For further customization, the PropertiesFromDictConverter can be used as a basis for custom converters which can make use of its referenced_record_callback argument. The referenced_record_callback can be a callable object which takes exactly a Record as an argument and needs to return that Record after doing whatever custom treatment is needed. Additionally, it is given the RecordStore and the ValueStore in order to be able to access the records and values that have already been defined from within referenced_record_callback. Such a function might look the following:

def my_callback(rec: db.Record, records: RecordStore, values: GeneralStore):
    # do something with rec, possibly using other records or values from the stores...
    rec.description = "This was updated in a callback"
    return rec

It is applied to all Records that are created from the dictionary and it can be used to, e.g., transform values of some properties, or add special treatment to all Records of a specific type. referenced_record_callback is applied after the properties from the dictionary have been applied as explained above.

XML Converters

There are the following converters for XML content:

XMLFileConverter

This is a converter that loads an XML file and creates an XMLElement containing the root element of the XML tree.

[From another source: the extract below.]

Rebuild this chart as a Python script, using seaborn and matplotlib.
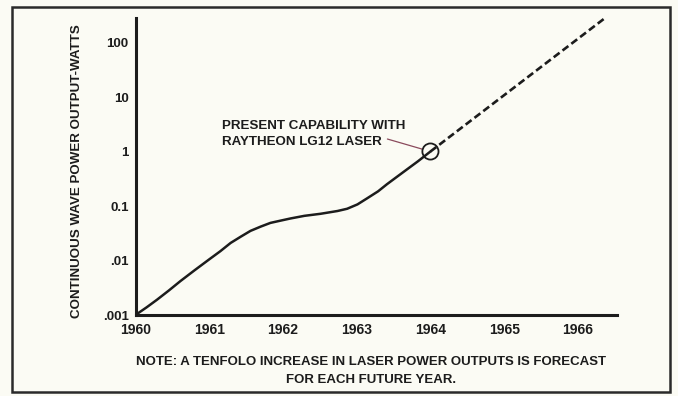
import matplotlib
matplotlib.use("Agg")
import matplotlib.pyplot as plt
from matplotlib.patches import Rectangle
import pandas as pd
import seaborn as sns

# Measured continuous-wave output (watts) by year
years_measured = [1960.00, 1960.15, 1960.29, 1960.45, 1960.61, 1960.80, 1961.00,
                  1961.15, 1961.29, 1961.43, 1961.56, 1961.70, 1961.83, 1961.97,
                  1962.10, 1962.29, 1962.51, 1962.74, 1962.87, 1963.01, 1963.14,
                  1963.29, 1963.41, 1963.56, 1963.69, 1963.83, 1964.00]
power_measured = [0.001, 0.00138, 0.0019, 0.0028, 0.0042, 0.0066, 0.0105,
                  0.0148, 0.021, 0.0275, 0.035, 0.042, 0.049, 0.054,
                  0.059, 0.066, 0.072, 0.081, 0.089, 0.107, 0.138,
                  0.186, 0.251, 0.355, 0.479, 0.661, 1.0]

# Forecast: tenfold increase per year from the present capability
years_forecast = [1964.00, 1966.35]
power_forecast = [1.0, 270.0]

# Present capability point (Raytheon LG12)
capability_year = [1964.0]
capability_power = [1.0]

year_ticks = [1960, 1961, 1962, 1963, 1964, 1965, 1966]
power_ticks = [0.001, 0.01, 0.1, 1, 10, 100]
power_tick_labels = [".001", ".01", "0.1", "1", "10", "100"]

BG = "#fbfbf4"
INK = "#1c1c1c"
FONT = "Liberation Sans"

sns.set_theme(style="white")
plt.rcParams["font.family"] = [FONT, "DejaVu Sans"]
plt.rcParams["font.weight"] = "bold"

W, H = 678, 396
fig = plt.figure(figsize=(W / 100, H / 100), dpi=100, facecolor=BG)

def fx(px):
    return px / W

def fy(py):
    return 1 - py / H

ax = fig.add_axes([fx(135.5), fy(315), fx(617) - fx(135.5), fy(18) - fy(315)])
ax.set_facecolor(BG)

measured = pd.DataFrame({"year": years_measured, "power": power_measured})
forecast = pd.DataFrame({"year": years_forecast, "power": power_forecast})
point = pd.DataFrame({"year": capability_year, "power": capability_power})

sns.lineplot(data=measured, x="year", y="power", ax=ax, color=INK,
             linewidth=1.8, sort=False, estimator=None,
             solid_joinstyle="round", solid_capstyle="round")
sns.lineplot(data=forecast, x="year", y="power", ax=ax, color=INK,
             linewidth=1.9, sort=False, estimator=None,
             linestyle=(0, (2.8, 1.4)), dash_capstyle="butt")
sns.scatterplot(data=point, x="year", y="power", ax=ax, s=135,
                facecolor="none", edgecolor=INK, linewidth=1.3, zorder=5)

ax.set_yscale("log")
ax.set_xlim(1960, 1966.53)
ax.set_ylim(0.001, 10 ** 2.45)

ax.set_xticks(year_ticks)
ax.set_xticklabels([str(y) for y in year_ticks])
ax.set_yticks(power_ticks)
ax.set_yticklabels(power_tick_labels)
ax.minorticks_off()
ax.set_xlabel("")
ax.set_ylabel("")

for side in ("top", "right"):
    ax.spines[side].set_visible(False)
for side in ("left", "bottom"):
    ax.spines[side].set_linewidth(2.2)
    ax.spines[side].set_color(INK)

ax.tick_params(axis="y", direction="inout", length=8, width=1.4, color=INK,
               pad=1, labelsize=9.5, labelcolor=INK)
ax.tick_params(axis="x", direction="inout", length=5, width=1.4, color=INK,
               pad=3, labelsize=10, labelcolor=INK)
for lbl in ax.get_xticklabels() + ax.get_yticklabels():
    lbl.set_fontweight("bold")

# Callout for the present capability
ax.annotate("", xy=(capability_year[0], capability_power[0]),
            xytext=(-31, 9), textcoords="offset points",
            arrowprops=dict(arrowstyle="-", color="#8a4a5c", lw=0.9,
                            shrinkA=0, shrinkB=6.5))
fig.text(fx(222), fy(126), "PRESENT CAPABILITY WITH", ha="left", va="center",
         fontsize=9.6, fontweight="bold", color=INK)
fig.text(fx(222), fy(142), "RAYTHEON LG12 LASER", ha="left", va="center",
         fontsize=9.6, fontweight="bold", color=INK)

# Axis title
fig.text(fx(77), fy(171), "CONTINUOUS WAVE POWER OUTPUT-WATTS", rotation=90,
         ha="center", va="center", fontsize=9.6, fontweight="bold", color=INK)

# Footnote
fig.text(fx(371), fy(362), "NOTE: A TENFOLO INCREASE IN LASER POWER OUTPUTS IS FORECAST",
         ha="center", va="center", fontsize=9.5, fontweight="bold", color=INK)
fig.text(fx(371), fy(380), "FOR EACH FUTURE YEAR.",
         ha="center", va="center", fontsize=9.5, fontweight="bold", color=INK)

# Frame around the figure
fig.patches.append(Rectangle((fx(12), fy(392)), fx(670) - fx(12), fy(7) - fy(392),
                             transform=fig.transFigure, fill=False,
                             edgecolor="#2a2a2a", linewidth=1.8))

fig.savefig("out.png", dpi=100, facecolor=BG)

It can be matched in the subtree using the XMLTagConverter.

XMLTagConverter

The XMLTagConverter is a generic converter for XMLElements with the following main features:

  • It allows to match a combination of tag name, attribute names and text contents using the keys:

    • match_tag: regexp, default empty string

    • match_attrib: dictionary of key-regexps and value-regexp pairs. Each key matches an attribute name and the corresponding value matches its attribute value.

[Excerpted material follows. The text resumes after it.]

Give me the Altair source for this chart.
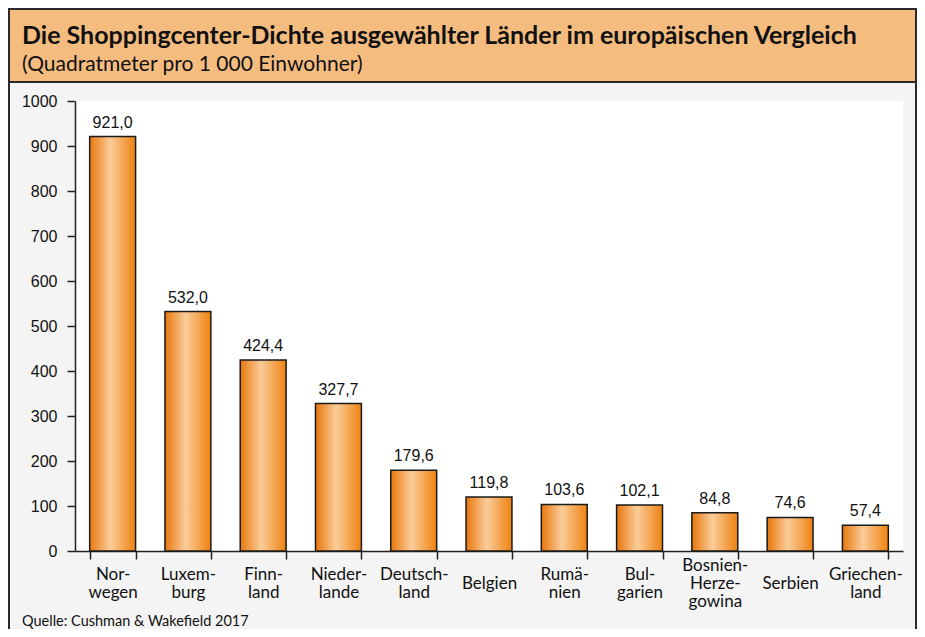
import altair as alt
import pandas as pd

countries = ["Norwegen", "Luxemburg", "Finnland", "Niederlande", "Deutschland", "Belgien",
             "Rumänien", "Bulgarien", "Bosnien-Herzegowina", "Serbien", "Griechenland"]
axis_labels = ["Nor-\nwegen", "Luxem-\nburg", "Finn-\nland", "Nieder-\nlande", "Deutsch-\nland",
               "Belgien", "Rumä-\nnien", "Bul-\ngarien", "Bosnien-\nHerze-\ngowina", "Serbien",
               "Griechen-\nland"]
values = [921.0, 532.0, 424.4, 327.7, 179.6, 119.8, 103.6, 102.1, 84.8, 74.6, 57.4]

title_text = "Die Shoppingcenter-Dichte ausgewählter Länder im europäischen Vergleich"
subtitle_text = "(Quadratmeter pro 1 000 Einwohner)"
source_text = "Quelle: Cushman & Wakefield 2017"

df = pd.DataFrame({
    "land": axis_labels,
    "wert": values,
    "label": [f"{v:.1f}".replace(".", ",") for v in values],
})
one = pd.DataFrame({"a": [0]})

W, H = 828, 450
PAD_L, PAD_T, PAD_R, PAD_B = 67, 93, 14, 78

label_pad = {
    "condition": [
        {"test": "length(split(datum.value, '\\n')) >= 3", "value": 6},
        {"test": "length(split(datum.value, '\\n')) == 1", "value": 24},
    ],
    "value": 15,
}

x_enc = alt.X("land:N", sort=None,
              scale=alt.Scale(paddingInner=0.39, paddingOuter=0.195),
              axis=alt.Axis(title=None, labelAngle=0, tickBand="extent",
                            labelExpr="split(datum.label, '\\n')",
                            labelFont="Lato", labelFontSize=17, labelColor="#111111",
                            labelLineHeight=18, labelBaseline="middle",
                            labelPadding=label_pad, tickSize=8, tickWidth=1.5, tickColor="#222222",
                            domainColor="#222222", domainWidth=1.5, labelLimit=200))
y_enc = alt.Y("wert:Q",
              scale=alt.Scale(domain=[0, 1000], nice=False),
              axis=alt.Axis(title=None, values=list(range(0, 1001, 100)), format="d",
                            labelFont="Liberation Sans", labelFontSize=16, labelColor="#111111",
                            labelPadding=10, tickSize=8, tickWidth=1.5, tickColor="#222222",
                            domainColor="#222222", domainWidth=1.5, grid=False))

gradient = alt.Gradient(
    gradient="linear", x1=0, x2=1, y1=0, y2=0,
    stops=[alt.GradientStop(offset=0, color="#E8770C"),
           alt.GradientStop(offset=0.45, color="#FACC9A"),
           alt.GradientStop(offset=1, color="#EE820F")])

bars = alt.Chart(df).mark_bar(color=gradient, stroke="#1a1a1a", strokeWidth=1.5).encode(
    x=x_enc, y=y_enc)

vals = alt.Chart(df).mark_text(font="Liberation Sans", fontSize=16, color="#111111",
                               baseline="alphabetic", dy=-9).encode(
    x=alt.X("land:N", sort=None), y="wert:Q", text="label:N")

header = alt.Chart(one).mark_rect(fill="#F5BC80", stroke="#2a2a2a", strokeWidth=2).encode(
    x=alt.value(-66), x2=alt.value(841), y=alt.value(-92), y2=alt.value(-19))
left_border = alt.Chart(one).mark_rule(color="#2a2a2a", strokeWidth=2).encode(
    x=alt.value(-66), y=alt.value(-92), y2=alt.value(540))
right_border = alt.Chart(one).mark_rule(color="#2a2a2a", strokeWidth=2).encode(
    x=alt.value(841), y=alt.value(-92), y2=alt.value(540))

title = alt.Chart(one).mark_text(text=title_text, font="Lato", fontWeight="bold", fontSize=25,
                                 align="left", baseline="alphabetic", color="#111111").encode(
    x=alt.value(-53), y=alt.value(-57))
subtitle = alt.Chart(one).mark_text(text=subtitle_text, font="Lato", fontSize=21,
                                    align="left", baseline="alphabetic", color="#111111").encode(
    x=alt.value(-53), y=alt.value(-30))
source = alt.Chart(one).mark_text(text=source_text, font="Lato", fontSize=14.5,
                                  align="left", baseline="alphabetic", color="#111111").encode(
    x=alt.value(-53), y=alt.value(525))

chart = alt.layer(header, left_border, right_border, title, subtitle, source, bars, vals).properties(
    width=W, height=H,
    autosize=alt.AutoSizeParams(type="none"),
    padding={"left": PAD_L, "top": PAD_T, "right": PAD_R, "bottom": PAD_B},
    background="#F4F4F4",
).configure_view(fill="white", stroke=None)

chart.save("out.html", embed_options={"renderer": "svg", "actions": False})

    • match_text: regexp, default empty string

  • It allows to traverse the tree using XPath (using Python lxml’s xpath functions):

    • The key xpath is used to set the xpath expression and has a default of child::*. Its default would generate just the list of sub nodes of the current node. The result of the xpath expression is used to generate structure elements as children. It furthermore uses the keys tags_as_children, attribs_as_children and text_as_children to decide which information from the found nodes will be used as children:

    • tags_as_children: (default true) For each xml tag element found by the xpath expression, generate one XMLTag structure element. Its name is the full path to the tag using the function getelementpath from lxml.

    • attribs_as_children: (default false) For each xml tag element found by the xpath expression, generate one XMLAttributeNode structure element for each of its attributes. The name of the respective attribute node has the form: <full path of the tag> @ <name of the attribute> Please note: Currently, there is no converter implemented that can match XMLAttributeNodes.

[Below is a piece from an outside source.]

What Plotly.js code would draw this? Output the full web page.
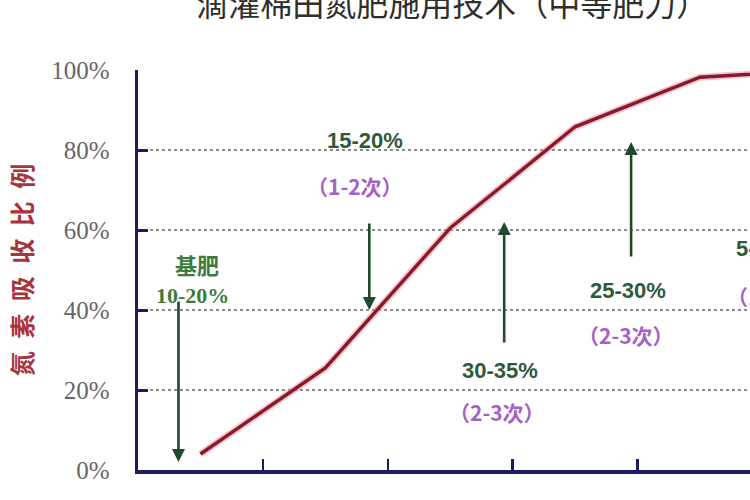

    • text_as_children: (default false) For each xml tag element found by the xpath expression, generate one XMLTextNode structure element containing the text content of the tag element. Note that in case of multiple text elements, only the first one is added. The name of the respective attribute node has the form: <full path of the tag> /text() to the tag using the function getelementpath from lxml. Please note: Currently, there is no converter implemented that can match XMLAttributeNodes.

Namespaces

The default is to take the namespace map from the current node and use it in xpath queries. Because default namespaces cannot be handled by xpath, it is possible to remap the default namespace using the key default_namespace. The key nsmap can be used to define additional nsmap entries.

XMLTextNodeConverter

In the future, this converter can be used to match XMLTextNodes that are generated by the XMLTagConverter.